La première plainte avait été déposée par Alkarama lors de son arrestation le 4 février 2007, lorsqu'il avait été détenu pendant trois mois par la police secrète, sans avoir été inculpé mais seulement pour avoir participé à une réunion avec un religieux chiite. Il a été arrêté à nouveau le 15 mai 2010, avant d'être libéré sous des garanties de caution personnelle. Lors de sa détention, il a été interrogé sur des articles qu'il avait écrit dans lesquelles il critiquait la discrimination anti-chiite. Après quoi, il a été accusé par la police d' « attirer l'attention du public contre la corruption ». Arrêté de nouveau le 15 juin 2010 à Jubail sans mandat d'arrêt, il accusé sans justification de « troubler l'opinion publique ». En juillet 2011, M. Al Shammari a été soumis à de graves tortures, à des menaces de mort et à une tentative de meurtre pour le punir de ses plaintes concernant les conditions de détention. Dans le but de faire pression sur les autorités saoudiennes pour qu'elles ordonnent sa libération, Alkarama avait adressé une communication sur son cas au Groupe de travail sur la détention arbitraire (GTDA) le 28 juillet 2010, lui demandant d'intervenir en son nom.

La poursuite de son militantisme pour les droits de l'homme, au début de novembre 2013, a conduit M. Al Shammari a publié un tweet sur son compte officiel disant ce qui suit (traduction complète de l'arabe):

« J'ai foi dans la tolérance entre les différentes parties de la communauté [chiite et sunnite], c'est pourquoi je vais prier [pour la réconciliation entre chiites / sunnites] derrière l'Imam, vendredi prochain, à la mosquée Al Hamza [...] ».

Suite à ce tweet, M. Al Shammari a été soumis à une procédure pénale et a été condamné par la Cour pénale d'Al Khobar, le 6 novembre 2014, à deux ans d'emprisonnement et 200 coups de fouet portant sur les accusations de « propagande ».

Malgré les nombreuses menaces reçues des autorités, M. Al Shammari continue à se mobiliser courageusement pour promouvoir la paix et la compréhension entre les communautés chiite et sunnite. « Si nous voulons vaincre le terrorisme, nous devons travailler pour la paix et l'unité entre les communautés sunnite et chiite. Je vais travailler pour cela et en payerai le prix », a déclaré M. Al Shammari à Alkarama.
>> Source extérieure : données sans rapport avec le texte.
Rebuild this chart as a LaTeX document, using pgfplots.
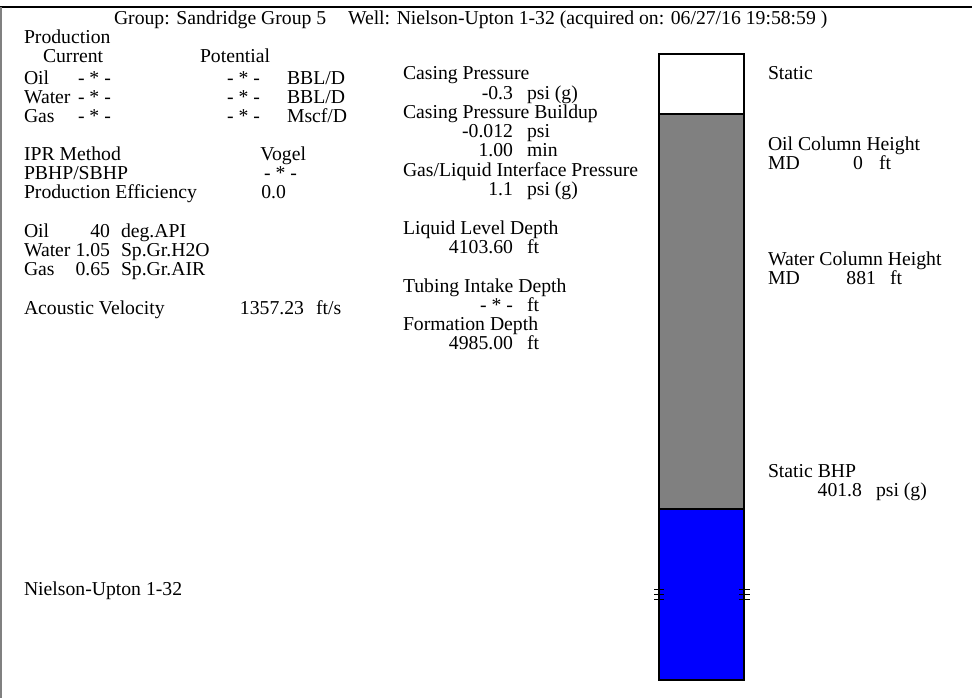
\documentclass[border=0pt]{standalone}
\usepackage{fontspec}
\setmainfont{Liberation Serif}
\usepackage{pgfplots}
\pgfplotsset{compat=1.18}
\definecolor{colgray}{RGB}{128,128,128}
\definecolor{colblue}{RGB}{0,0,255}
\tikzset{t/.style={font=\fontsize{19.7bp}{23.3bp}\selectfont, inner sep=0pt, outer sep=0pt}}
\begin{document}
\fontsize{19.7bp}{23.3bp}\selectfont
\begin{tikzpicture}
\useasboundingbox (0,0) rectangle (972bp,698bp);
\begin{axis}[
  x=1bp, y=1bp, y dir=reverse,
  xmin=0, xmax=972, ymin=0, ymax=698,
  hide axis, clip=false, scale only axis,
  at={(0,0)}, anchor=south west,
]
% frame
\addplot[black, line width=2bp] coordinates {(0,7) (972,7)};
\addplot[colgray, line width=2bp] coordinates {(1,7) (1,698)};
% column: white (gas), gray, blue (water)
\addplot[draw=black, fill=white, line width=1.5bp] coordinates {(659,54) (744,54) (744,114) (659,114)} -- cycle;
\addplot[draw=black, fill=colgray, line width=1.5bp] coordinates {(659,114) (744,114) (744,509) (659,509)} -- cycle;
\addplot[draw=black, fill=colblue, line width=1.5bp] coordinates {(659,509) (744,509) (744,680) (659,680)} -- cycle;
% tubing intake marks
\addplot[black, line width=1bp] coordinates {(654,589) (664,589)};
\addplot[black, line width=1bp] coordinates {(654,594) (664,594)};
\addplot[black, line width=1bp] coordinates {(654,599) (664,599)};
\addplot[black, line width=1bp] coordinates {(739,589) (750,589)};
\addplot[black, line width=1bp] coordinates {(739,594) (750,594)};
\addplot[black, line width=1bp] coordinates {(739,599) (750,599)};
% title
\node[t, anchor=base west] at (axis cs:114,24) {Group: Sandridge Group 5};
\node[t, anchor=base west] at (axis cs:348,24) {Well: Nielson-Upton 1-32 (acquired on: 06/27/16 19:58:59 )};
% left column
\node[t, anchor=base west] at (axis cs:24,43) {Production};
\node[t, anchor=base west] at (axis cs:43,62) {Current};
\node[t, anchor=base west] at (axis cs:200,62) {Potential};
\node[t, anchor=base west] at (axis cs:24,84) {Oil};
\node[t, anchor=base west] at (axis cs:78,84) {- * -};
\node[t, anchor=base east] at (axis cs:260,84) {- * -};
\node[t, anchor=base west] at (axis cs:287,84) {BBL/D};
\node[t, anchor=base west] at (axis cs:24,103) {Water};
\node[t, anchor=base west] at (axis cs:78,103) {- * -};
\node[t, anchor=base east] at (axis cs:260,103) {- * -};
\node[t, anchor=base west] at (axis cs:287,103) {BBL/D};
\node[t, anchor=base west] at (axis cs:24,122) {Gas};
\node[t, anchor=base west] at (axis cs:78,122) {- * -};
\node[t, anchor=base east] at (axis cs:260,122) {- * -};
\node[t, anchor=base west] at (axis cs:287,122) {Mscf/D};
\node[t, anchor=base west] at (axis cs:24,160) {IPR Method};
\node[t, anchor=base east] at (axis cs:306,160) {Vogel};
\node[t, anchor=base west] at (axis cs:24,179) {PBHP/SBHP};
\node[t, anchor=base east] at (axis cs:297,179) {- * -};
\node[t, anchor=base west] at (axis cs:24,198) {Production Efficiency};
\node[t, anchor=base east] at (axis cs:286,198) {0.0};
\node[t, anchor=base west] at (axis cs:24,237) {Oil};
\node[t, anchor=base east] at (axis cs:110,237) {40};
\node[t, anchor=base west] at (axis cs:121,237) {deg.API};
\node[t, anchor=base west] at (axis cs:24,256) {Water};
\node[t, anchor=base east] at (axis cs:110,256) {1.05};
\node[t, anchor=base west] at (axis cs:121,256) {Sp.Gr.H2O};
\node[t, anchor=base west] at (axis cs:24,275) {Gas};
\node[t, anchor=base east] at (axis cs:110,275) {0.65};
\node[t, anchor=base west] at (axis cs:121,275) {Sp.Gr.AIR};
\node[t, anchor=base west] at (axis cs:24,314) {Acoustic Velocity};
\node[t, anchor=base east] at (axis cs:304,314) {1357.23};
\node[t, anchor=base west] at (axis cs:316,314) {ft/s};
\node[t, anchor=base west] at (axis cs:24,595) {Nielson-Upton 1-32};
% middle column
\node[t, anchor=base west] at (axis cs:403,79) {Casing Pressure};
\node[t, anchor=base east] at (axis cs:513,99) {-0.3};
\node[t, anchor=base west] at (axis cs:527,99) {psi (g)};
\node[t, anchor=base west] at (axis cs:403,118) {Casing Pressure Buildup};
\node[t, anchor=base east] at (axis cs:513,137) {-0.012};
\node[t, anchor=base west] at (axis cs:527,137) {psi};
\node[t, anchor=base east] at (axis cs:513,156) {1.00};
\node[t, anchor=base west] at (axis cs:527,156) {min};
\node[t, anchor=base west] at (axis cs:403,176) {Gas/Liquid Interface Pressure};
\node[t, anchor=base east] at (axis cs:513,195) {1.1};
\node[t, anchor=base west] at (axis cs:527,195) {psi (g)};
\node[t, anchor=base west] at (axis cs:403,234) {Liquid Level Depth};
\node[t, anchor=base east] at (axis cs:513,253) {4103.60};
\node[t, anchor=base west] at (axis cs:527,253) {ft};
\node[t, anchor=base west] at (axis cs:403,292) {Tubing Intake Depth};
\node[t, anchor=base east] at (axis cs:513,311) {- * -};
\node[t, anchor=base west] at (axis cs:527,311) {ft};
\node[t, anchor=base west] at (axis cs:403,330) {Formation Depth};
\node[t, anchor=base east] at (axis cs:513,349) {4985.00};
\node[t, anchor=base west] at (axis cs:527,349) {ft};
% right column
\node[t, anchor=base west] at (axis cs:768,79) {Static};
\node[t, anchor=base west] at (axis cs:768,150) {Oil Column Height};
\node[t, anchor=base west] at (axis cs:768,169) {MD};
\node[t, anchor=base east] at (axis cs:863,169) {0};
\node[t, anchor=base west] at (axis cs:879,169) {ft};
\node[t, anchor=base west] at (axis cs:768,265) {Water Column Height};
\node[t, anchor=base west] at (axis cs:768,284) {MD};
\node[t, anchor=base east] at (axis cs:876,284) {881};
\node[t, anchor=base west] at (axis cs:890,284) {ft};
\node[t, anchor=base west] at (axis cs:768,477) {Static BHP};
\node[t, anchor=base east] at (axis cs:862,496) {401.8};
\node[t, anchor=base west] at (axis cs:876,496) {psi (g)};
\end{axis}
\end{tikzpicture}
\end{document}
Alkarama estime que la sentence à laquelle M. Al Shammari a été condamné pur avoir simplement exprimé avec à un tweet un message de paix et d'harmonie entre les communautés, est une flagrante violation du droit à la liberté d'opinion, d'expression et de l'article 19 de la Déclaration universelle des droits de l'homme (DUDH). Compte tenu des peines passées et harcèlements subis par M. Al Shammari pour son activisme dans le domaine des droits de l'homme, Alkarama considère que sa peine actuelle n'est rien d'autre que le résultat des représailles pour son engagement en tant que défenseur des droits de l'homme. Une fois que la décision judiciaire devient définitive, il est évident que sa détention sera considérée comme arbitraire, car il motivée par l'exercice de son droit d'expression et son activisme pour les droits de l'homme.

Par conséquent, Alkarama a demandé aux procédures spéciales des Nations Unies d'examiner d'urgence la situation actuelle de M. Al Shammari et de saisir les autorités saoudiennes pour mettre fin à toute forme de harcèlement contre les défenseurs des droits de l'homme. Alkarama considère que la peine de M. Al Shammari ne représente pas seulement une violation de son droit à la liberté d'expression, mais aussi qu'elle est utilisée pour le punir et pour le dissuader de défendre les droits humains. Il y a aussi lieu de rappeler aux autorités saoudiennes leurs obligations en vertu du droit international et de révoquer toutes accusations contre M. Al Shammari.